So What Is A PCP Motor Finance Deal?
Like any motor finance deal, a PCP car finance contract allows the buyer to drive away without paying the full asking price straight away. You pay your deposit, agree on your monthly payment rate, and drive away with the car on hire for the duration of the time that you’re paying off the PCP car finance contract. Bear in mind that PCP agreements include the APR, because it takes into account the interest charged on the outstanding balance and any other fees associated with the loan agreement. However, once you reach the end of the monthly payment period, you have three options:
- You can pay a remaining lump sum known as a “balloon” payment in order to keep the vehicle and claim ownership of it.
- You can choose to return the vehicle once the balloon payment is due.
- You can part exchange the vehicle for a new one under a new PCP car finance contract.

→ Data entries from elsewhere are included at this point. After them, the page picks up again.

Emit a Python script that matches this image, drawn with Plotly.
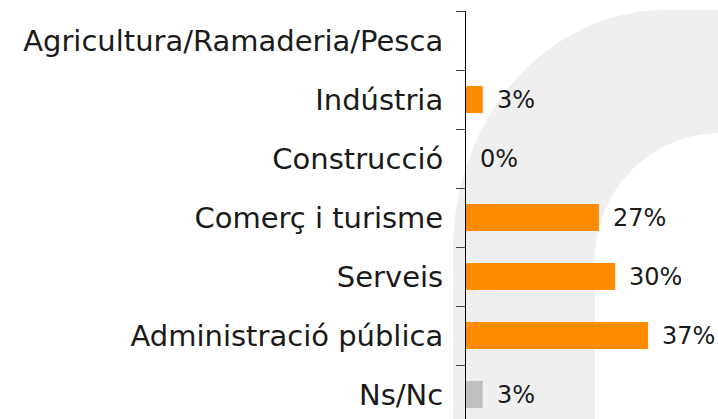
import numpy as np
import plotly.graph_objects as go

categories = ["Agricultura/Ramaderia/Pesca", "Indústria", "Construcció",
              "Comerç i turisme", "Serveis", "Administració pública", "Ns/Nc"]
values = [None, 3.4, 0, 27, 30.3, 37, 3.4]
labels = ["", "3%", "0%", "27%", "30%", "37%", "3%"]
colors = ["#FF8C00"] * 6 + ["#BFBFBF"]

W, H = 718, 419
ML, MT, MR, MB = 466, 11, 0, 0
PW, PH = W - ML - MR, H - MT - MB

def px(x):
    return (x - ML) / PW

def py(y):
    return (H - MB - y) / PH

# watermark ring (decorative background)
pts = []
for t in np.linspace(np.pi / 2, np.pi, 40):
    pts.append((665 + 212 * np.cos(t), 250 - 240 * np.sin(t)))
pts = [(760, 10)] + pts + [(453, 440), (595, 440)]
for t in np.linspace(np.pi, np.pi / 2, 40):
    pts.append((720 + 125 * np.cos(t), 260 - 127 * np.sin(t)))
pts += [(760, 133)]
path = "M " + " L ".join(f"{px(a):.4f},{py(b):.4f}" for a, b in pts) + " Z"

fig = go.Figure(go.Bar(
    x=values, y=categories, orientation="h",
    marker=dict(color=colors, line=dict(width=0)),
    width=0.46, hoverinfo="skip",
))

for c, v, t in zip(categories, values, labels):
    if v is None:
        continue
    fig.add_annotation(x=v, y=c, text=t, showarrow=False, xanchor="left",
                       xshift=12, font=dict(size=24, color="#1a1a1a",
                                            family="DejaVu Sans"))

fig.add_shape(type="path", path=path, xref="paper", yref="paper",
              fillcolor="#EFEFEF", line=dict(width=0), layer="below")

fig.update_layout(
    width=W, height=H,
    margin=dict(l=ML, r=MR, t=MT, b=MB, pad=0, autoexpand=False),
    paper_bgcolor="white", plot_bgcolor="rgba(0,0,0,0)",
    showlegend=False,
    font=dict(family="DejaVu Sans", color="#1a1a1a", size=29),
    xaxis=dict(range=[0, 51.2], visible=False, fixedrange=True,
               automargin=False),
    yaxis=dict(categoryorder="array", categoryarray=categories,
               range=[6.415, -0.5], showline=True, linecolor="#000000",
               linewidth=1, ticks="outside", ticklen=9, tickcolor="#404040",
               tickson="boundaries", showgrid=False, zeroline=False,
               automargin=False,
               ticklabelstandoff=16, tickfont=dict(size=29)),
)

fig.write_html("out.html", config={"displayModeBar": False},
               post_script="document.body.style.margin='0';"
                           "document.body.style.padding='0';"
                           "document.body.style.overflow='hidden';")
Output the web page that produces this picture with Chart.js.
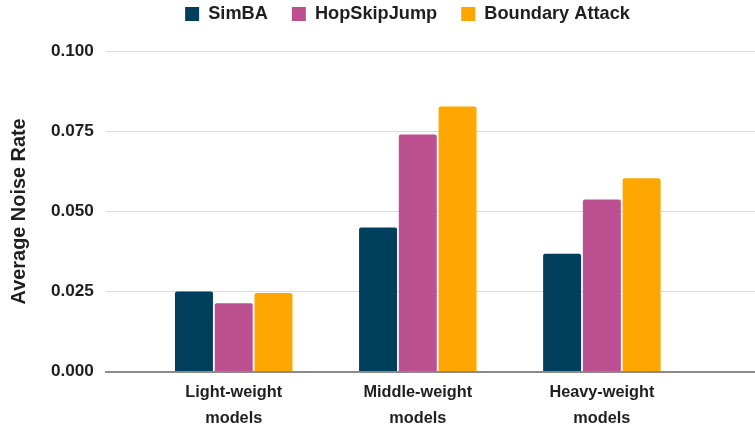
<!DOCTYPE html>
<html>
<head>
<meta charset="utf-8">
<script src="https://cdn.jsdelivr.net/npm/chart.js@4/dist/chart.umd.min.js"></script>
<style>
  html, body { margin: 0; padding: 0; background: #ffffff; }
  #wrap { width: 755px; height: 426px; position: relative; }
</style>
</head>
<body>
<div id="wrap"><canvas id="c"></canvas></div>
<script>
// ---- data ----
const categories = ['Light-weight models', 'Middle-weight models', 'Heavy-weight models'];
const seriesNames = ['SimBA', 'HopSkipJump', 'Boundary Attack'];
const simba = [0.0250, 0.0450, 0.0368];
const hopSkipJump = [0.0213, 0.0740, 0.0537];
const boundaryAttack = [0.0245, 0.0827, 0.0603];
const yTicks = [0, 0.025, 0.05, 0.075, 0.1];

const colors = ['#003f5c', '#bc5090', '#ffa600'];
const FONT = "'Liberation Sans', Arial, sans-serif";

function toPoints(arr) { return arr.map((v, i) => ({ x: i, y: v })); }

// nudge the legend block to sit where the reference has it
const legendTweak = {
  id: 'legendTweak',
  afterLayout(chart) {
    const l = chart.legend;
    if (!l) return;
    l.left += 30; l.right += 30;
    l.top -= 18; l.bottom -= 18;
  }
};

new Chart(document.getElementById('c'), {
  type: 'bar',
  data: {
    datasets: [
      { label: seriesNames[0], data: toPoints(simba), backgroundColor: colors[0] },
      { label: seriesNames[1], data: toPoints(hopSkipJump), backgroundColor: colors[1] },
      { label: seriesNames[2], data: toPoints(boundaryAttack), backgroundColor: colors[2] }
    ]
  },
  options: {
    responsive: true,
    maintainAspectRatio: false,
    animation: false,
    layout: { padding: { top: -1, right: 0, bottom: -13.7, left: 0 } },
    datasets: { bar: { categoryPercentage: 0.648, barPercentage: 0.955, borderRadius: 2 } },
    plugins: {
      legend: {
        position: 'top',
        labels: {
          boxWidth: 14, boxHeight: 14, padding: 24,
          color: '#1f1f1f',
          font: { family: FONT, size: 18.2, weight: 'bold' }
        }
      },
      tooltip: { enabled: false }
    },
    scales: {
      x: {
        type: 'linear',
        offset: false,
        bounds: 'data',
        min: -0.6945,
        max: 2.832,
        grid: { display: false, drawTicks: false },
        border: { display: true, color: '#8a8a8a', width: 2 },
        afterBuildTicks: (scale) => { scale.ticks = categories.map((c, i) => ({ value: i })); },
        ticks: {
          autoSkip: false,
          maxRotation: 0,
          padding: 8,
          color: '#1f1f1f',
          font: { family: FONT, size: 16.3, weight: 'bold', lineHeight: 1.6 },
          callback: (v) => (categories[v] !== undefined) ? categories[v].split(' ') : ''
        }
      },
      y: {
        min: yTicks[0],
        max: yTicks[yTicks.length - 1],
        grid: { color: '#dcdcdc', lineWidth: 1, drawTicks: false },
        border: { display: false },
        afterBuildTicks: (scale) => { scale.ticks = yTicks.map(v => ({ value: v })); },
        ticks: {
          padding: 12,
          color: '#1f1f1f',
          font: { family: FONT, size: 17.2, weight: 'bold' },
          callback: (v) => Number(v).toFixed(3)
        },
        title: {
          display: true,
          text: 'Average Noise Rate',
          color: '#1f1f1f',
          font: { family: FONT, size: 19.9, weight: 'bold', lineHeight: 1.2 },
          padding: { top: 8, bottom: 7 }
        }
      }
    }
  },
  plugins: [legendTweak]
});
</script>
</body>
</html>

The reason that PCP finance monthly rates are cheaper than other finance options is because of the balloon payment containing a significant sum of the agreed price at the end of it. 20% of customers in the UK end up paying the balloon payment at the end of their PCP contract. This is ideal for customers who are OK with renting, however it is important that you are aware of everything that a PCP car finance deal entails.
There can be other agreements in place with a PCP deal including mileage caps or maintenance requirements. This is because you may not own the vehicle at the end of the deal, meaning that it will be back on the market and so its value needs to be kept as high as possible.